Synthesis and application of a highly efficient polyvinylcalix[4]arene tetraacetic acid resin for adsorptive removal of lead from aqueous solutions

Abstract

Novel polyvinylcalix[4]arene resin has been synthesized by direct polymerization of calix[4]arene through vinylic groups at upper rim and an ion-exchange resin has been developed by appending carboxylic acid groups onto the resin. Adsorption behavior of the polyvinylcalix[4]arene carboxylic acid resin towards some divalent heavy metal ions has been investigated, together with its corresponding monomeric analogue as a control, in terms of effect of pH on selectivity, equilibrium time of adsorption and maximum uptake capacity.
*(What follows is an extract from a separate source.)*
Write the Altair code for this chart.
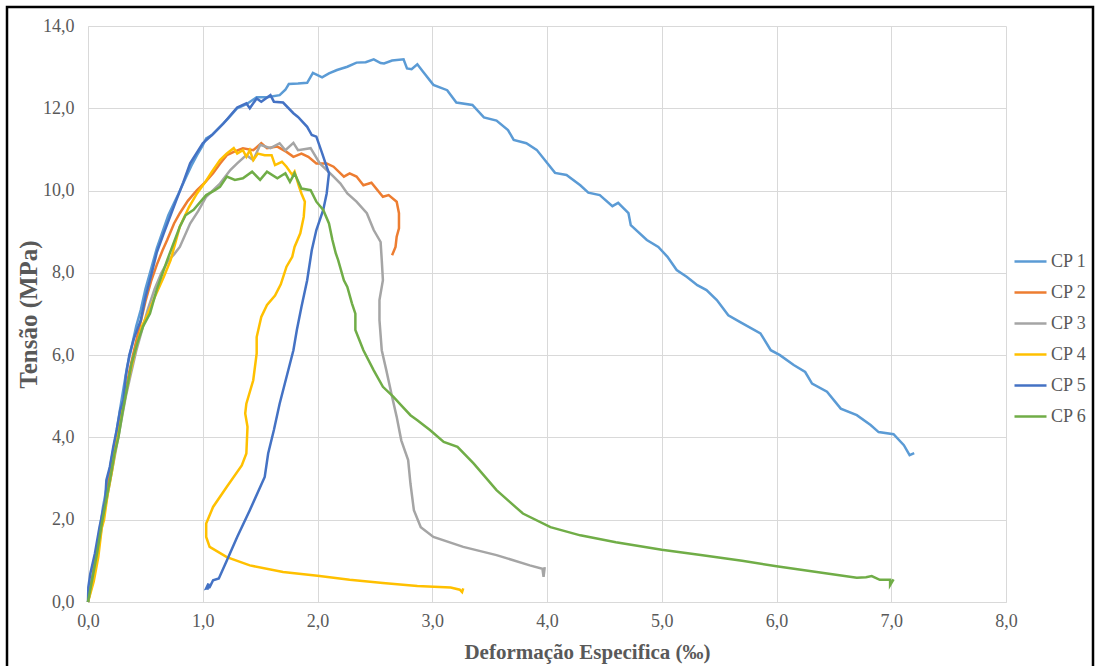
import altair as alt
import pandas as pd

series = ["CP 1", "CP 2", "CP 3", "CP 4", "CP 5", "CP 6"]
colors = ["#5B9BD5", "#ED7D31", "#A5A5A5", "#FFC000", "#4472C4", "#70AD47"]

cp1_x = [0, 0.03, 0.06, 0.1, 0.13, 0.17, 0.2, 0.24, 0.28, 0.31, 0.34, 0.38, 0.42, 0.46, 0.5, 0.55, 0.6, 0.65, 0.7, 0.75, 0.79, 0.85, 0.9, 0.95, 1.0, 1.03, 1.08, 1.15, 1.22, 1.3, 1.38, 1.47, 1.56, 1.67, 1.72, 1.75, 1.83, 1.91, 1.96, 2.04, 2.1, 2.17, 2.26, 2.34, 2.42, 2.49, 2.55, 2.58, 2.65, 2.75, 2.78, 2.82, 2.87, 2.92, 3.01, 3.13, 3.21, 3.35, 3.45, 3.56, 3.66, 3.71, 3.82, 3.91, 4.07, 4.17, 4.29, 4.36, 4.46, 4.57, 4.62, 4.71, 4.73, 4.87, 4.97, 5.05, 5.13, 5.22, 5.31, 5.39, 5.48, 5.58, 5.68, 5.86, 5.95, 6.03, 6.15, 6.25, 6.31, 6.44, 6.56, 6.70, 6.82, 6.89, 7.02, 7.11, 7.16, 7.20]
cp1_y = [0, 0.5, 1.0, 1.7, 2.3, 2.9, 3.4, 4.0, 4.7, 5.2, 5.7, 6.2, 6.7, 7.1, 7.6, 8.1, 8.6, 9.0, 9.4, 9.7, 9.93, 10.3, 10.6, 10.86, 11.1, 11.27, 11.35, 11.55, 11.75, 12.0, 12.1, 12.27, 12.27, 12.32, 12.45, 12.59, 12.6, 12.62, 12.86, 12.75, 12.85, 12.93, 13.01, 13.11, 13.12, 13.19, 13.1, 13.09, 13.16, 13.19, 12.97, 12.95, 13.07, 12.89, 12.57, 12.44, 12.14, 12.08, 11.78, 11.70, 11.47, 11.23, 11.15, 10.99, 10.43, 10.38, 10.13, 9.95, 9.89, 9.62, 9.70, 9.45, 9.16, 8.80, 8.63, 8.39, 8.07, 7.90, 7.70, 7.58, 7.34, 6.97, 6.81, 6.53, 6.12, 6.00, 5.76, 5.59, 5.31, 5.11, 4.70, 4.54, 4.30, 4.13, 4.08, 3.81, 3.57, 3.62]

cp2_x = [0, 0.04, 0.08, 0.12, 0.16, 0.2, 0.24, 0.28, 0.32, 0.36, 0.4, 0.45, 0.5, 0.55, 0.6, 0.65, 0.69, 0.75, 0.80, 0.87, 0.95, 1.02, 1.09, 1.15, 1.21, 1.28, 1.35, 1.44, 1.51, 1.56, 1.65, 1.73, 1.79, 1.86, 1.92, 1.99, 2.08, 2.14, 2.23, 2.28, 2.34, 2.40, 2.47, 2.57, 2.62, 2.69, 2.71, 2.71, 2.69, 2.68, 2.65]
cp2_y = [0, 0.6, 1.3, 2.0, 2.6, 3.2, 3.8, 4.4, 5.0, 5.6, 6.1, 6.7, 7.3, 7.8, 8.2, 8.55, 8.80, 9.2, 9.45, 9.75, 10.01, 10.2, 10.42, 10.65, 10.86, 10.95, 11.03, 10.98, 11.15, 11.03, 11.07, 10.94, 10.82, 10.90, 10.82, 10.66, 10.66, 10.58, 10.34, 10.42, 10.34, 10.13, 10.19, 9.85, 9.89, 9.73, 9.45, 9.08, 8.88, 8.63, 8.43]

cp3_x = [0, 0.05, 0.09, 0.13, 0.17, 0.21, 0.25, 0.29, 0.33, 0.37, 0.42, 0.47, 0.52, 0.58, 0.64, 0.7, 0.75, 0.80, 0.89, 0.96, 1.03, 1.15, 1.24, 1.30, 1.38, 1.44, 1.50, 1.59, 1.67, 1.72, 1.79, 1.83, 1.94, 2.02, 2.14, 2.20, 2.26, 2.34, 2.43, 2.49, 2.55, 2.56, 2.57, 2.54, 2.54, 2.56, 2.60, 2.65, 2.69, 2.73, 2.79, 2.81, 2.84, 2.90, 3.01, 3.27, 3.56, 3.85, 3.96, 3.97, 3.98]
cp3_y = [0, 0.6, 1.3, 2.0, 2.6, 3.2, 3.8, 4.4, 5.0, 5.5, 6.1, 6.6, 7.1, 7.6, 8.0, 8.3, 8.45, 8.63, 9.20, 9.5, 9.85, 10.17, 10.50, 10.66, 10.86, 10.74, 11.11, 11.03, 11.15, 10.98, 11.16, 10.98, 11.03, 10.66, 10.34, 10.17, 9.93, 9.73, 9.45, 9.04, 8.75, 8.31, 7.82, 7.34, 6.85, 6.12, 5.63, 4.99, 4.50, 3.93, 3.45, 2.88, 2.23, 1.82, 1.58, 1.34, 1.14, 0.89, 0.81, 0.61, 0.85]

cp4_x = [0, 0.05, 0.09, 0.12, 0.14, 0.17, 0.21, 0.25, 0.29, 0.33, 0.37, 0.42, 0.47, 0.52, 0.58, 0.66, 0.72, 0.80, 0.88, 0.95, 1.02, 1.08, 1.15, 1.21, 1.27, 1.30, 1.35, 1.38, 1.41, 1.44, 1.48, 1.54, 1.60, 1.63, 1.69, 1.73, 1.78, 1.80, 1.84, 1.86, 1.89, 1.88, 1.85, 1.80, 1.78, 1.73, 1.68, 1.63, 1.56, 1.51, 1.47, 1.47, 1.44, 1.38, 1.37, 1.39, 1.38, 1.34, 1.21, 1.09, 1.03, 1.03, 1.06, 1.21, 1.41, 1.70, 2.0, 2.28, 2.57, 2.87, 3.16, 3.24, 3.26, 3.27]
cp4_y = [0, 0.5, 1.1, 1.8, 2.0, 2.6, 3.2, 3.9, 4.5, 5.1, 5.6, 6.2, 6.7, 7.0, 7.4, 7.9, 8.31, 9.12, 9.6, 9.93, 10.2, 10.46, 10.74, 10.90, 11.03, 10.90, 10.98, 10.82, 10.98, 10.74, 10.90, 10.86, 10.86, 10.62, 10.70, 10.58, 10.38, 10.46, 10.09, 9.93, 9.73, 9.36, 8.96, 8.63, 8.39, 8.15, 7.72, 7.45, 7.22, 6.93, 6.44, 6.04, 5.39, 4.82, 4.58, 4.26, 3.61, 3.32, 2.80, 2.31, 1.91, 1.58, 1.34, 1.09, 0.89, 0.73, 0.64, 0.54, 0.46, 0.39, 0.35, 0.30, 0.24, 0.33]

cp5_x = [0, 0.003, 0.02, 0.06, 0.10, 0.15, 0.16, 0.19, 0.22, 0.25, 0.28, 0.31, 0.33, 0.36, 0.40, 0.46, 0.50, 0.555, 0.60, 0.66, 0.77, 0.83, 0.89, 1.0, 1.08, 1.18, 1.30, 1.38, 1.41, 1.47, 1.51, 1.59, 1.62, 1.70, 1.79, 1.83, 1.91, 1.95, 1.99, 2.04, 2.07, 2.10, 2.08, 2.05, 1.99, 1.95, 1.91, 1.86, 1.82, 1.79, 1.73, 1.67, 1.62, 1.57, 1.54, 1.41, 1.30, 1.21, 1.14, 1.09, 1.06, 1.03, 1.05, 1.04]
cp5_y = [0, 0.36, 0.69, 1.18, 1.82, 2.47, 2.96, 3.28, 3.77, 4.18, 4.66, 4.91, 5.5, 6.0, 6.4, 6.85, 7.4, 7.99, 8.5, 8.96, 9.77, 10.2, 10.66, 11.15, 11.35, 11.63, 12.02, 12.12, 12.0, 12.24, 12.16, 12.32, 12.16, 12.14, 11.88, 11.79, 11.55, 11.35, 11.31, 10.91, 10.66, 10.42, 9.93, 9.53, 9.04, 8.55, 7.82, 7.17, 6.61, 6.12, 5.47, 4.82, 4.18, 3.61, 3.04, 2.23, 1.58, 1.01, 0.57, 0.53, 0.36, 0.33, 0.45, 0.30]

cp6_x = [0, 0.04, 0.08, 0.12, 0.16, 0.2, 0.23, 0.265, 0.3, 0.34, 0.38, 0.43, 0.48, 0.54, 0.6, 0.69, 0.80, 0.85, 0.92, 1.03, 1.10, 1.15, 1.21, 1.28, 1.35, 1.43, 1.50, 1.56, 1.65, 1.72, 1.76, 1.80, 1.86, 1.94, 1.99, 2.05, 2.10, 2.13, 2.16, 2.18, 2.23, 2.26, 2.30, 2.33, 2.33, 2.40, 2.49, 2.57, 2.66, 2.73, 2.81, 2.87, 2.98, 3.10, 3.22, 3.36, 3.56, 3.79, 4.03, 4.29, 4.6, 5.0, 5.34, 5.7, 6.0, 6.35, 6.70, 6.78, 6.83, 6.90, 6.99, 6.99, 7.02]
cp6_y = [0, 0.6, 1.2, 1.9, 2.5, 3.1, 3.6, 4.0, 4.6, 5.2, 5.8, 6.3, 6.7, 7.01, 7.6, 8.31, 9.12, 9.4, 9.53, 9.89, 10.0, 10.09, 10.34, 10.26, 10.30, 10.46, 10.26, 10.46, 10.30, 10.42, 10.21, 10.42, 10.05, 10.01, 9.73, 9.53, 9.20, 8.80, 8.47, 8.31, 7.82, 7.66, 7.26, 7.01, 6.61, 6.12, 5.63, 5.23, 4.99, 4.78, 4.54, 4.42, 4.18, 3.89, 3.77, 3.37, 2.72, 2.15, 1.82, 1.62, 1.45, 1.27, 1.14, 1.0, 0.87, 0.73, 0.59, 0.60, 0.63, 0.54, 0.54, 0.41, 0.55]

x_ticks = [0, 1, 2, 3, 4, 5, 6, 7, 8]
y_ticks = [0, 2, 4, 6, 8, 10, 12, 14]

xs = [cp1_x, cp2_x, cp3_x, cp4_x, cp5_x, cp6_x]
ys = [cp1_y, cp2_y, cp3_y, cp4_y, cp5_y, cp6_y]
rows = []
for k, (name, sx, sy) in enumerate(zip(series, xs, ys)):
    for i, (a, b) in enumerate(zip(sx, sy)):
        rows.append({"serie": name, "k": k, "i": i, "x": a, "y": b})
df = pd.DataFrame(rows)

FONT = "'Liberation Serif', 'Times New Roman', Times, serif"
GRAY = "#595959"
GRID = "#d9d9d9"
lab = "replace(format(datum.value, '.1f'), '.', ',')"

lines = alt.Chart(df).mark_line(strokeWidth=2.5, interpolate="linear").encode(
    x=alt.X("x:Q", scale=alt.Scale(domain=[0, 8], nice=False, zero=False),
            axis=alt.Axis(values=x_ticks, labelExpr=lab, grid=True, gridColor=GRID,
                          domainColor=GRID, ticks=False, labelFont=FONT, labelFontSize=18,
                          labelColor=GRAY, labelPadding=10, labelFlush=False,
                          title="Deformação Especifica (‰)", titleFont=FONT, titleFontSize=21,
                          titleFontWeight="bold", titleColor=GRAY, titleX=499, titleY=56,
                          titleBaseline="alphabetic", titleAlign="center")),
    y=alt.Y("y:Q", scale=alt.Scale(domain=[0, 14], nice=False),
            axis=alt.Axis(values=y_ticks, labelExpr=lab, grid=True, gridColor=GRID,
                          domainColor=GRID, ticks=False, labelFont=FONT, labelFontSize=18,
                          labelColor=GRAY, labelPadding=14, labelFlush=False,
                          title="Tensão (MPa)", titleFont=FONT, titleFontSize=25,
                          titleFontWeight="bold", titleColor=GRAY, titleX=-52, titleY=288,
                          titleAngle=270, titleBaseline="alphabetic", titleAlign="center")),
    color=alt.Color("serie:N", scale=alt.Scale(domain=series, range=colors),
                    legend=alt.Legend(title=None, orient="none", legendX=925, legendY=220,
                                      symbolType="stroke", symbolSize=1024, symbolStrokeWidth=2.5,
                                      labelFont=FONT, labelFontSize=18, labelColor=GRAY,
                                      labelOffset=3, clipHeight=31, rowPadding=0, padding=0)),
    order=alt.Order("i:Q"),
    detail="k:N",
)

frame = alt.Chart(pd.DataFrame({"a": [0]})).mark_rect(
    fill="white", fillOpacity=0, stroke="black", strokeWidth=2.5
).encode(x=alt.value(-81), x2=alt.value(1005), y=alt.value(-19), y2=alt.value(650))

chart = alt.layer(lines, frame).properties(
    width=918, height=576,
    autosize=alt.AutoSizeParams(type="none"),
    padding={"left": 88, "top": 26, "right": 91, "bottom": 64},
    background="white",
).configure_view(strokeWidth=0)

chart.save("out.html", embed_options={"renderer": "svg", "actions": False})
The calixarene resin was found to be superior to the monomeric analogue for adsorption ability and separation efficiency. Pb(II) ions were highly preferred over Cu(II), Zn(II), Co(II) and Ni(II) ions by calixarene resin. Size fit complementarity effect of the host cavity and the guest species was found to be the prevailing factor for specific lead ion selectivity of the resin. Surface reactive adsorption of cation on the resin due to ion exchange with carboxyl groups was sufficiently fast and significant adsorption of Pb(II) ions on the resin was achieved within 15 min. However, the equilibrium of adsorption was achieved within 4 h. Maximum lead loading capacity of calix[4]arene resin was found to be 1.82 mmol g −1 while that of the monomeric analogue was 0.064 mmol g −1 resin. Because of the resin's sensitivity to change in pH, the loaded lead was easily eluted with dilute acid solution and the resin was regenerated without any physical and chemical damage. Separation of trace amount of lead in presence of excess of zinc ions was achieved in column chromatographic experiment.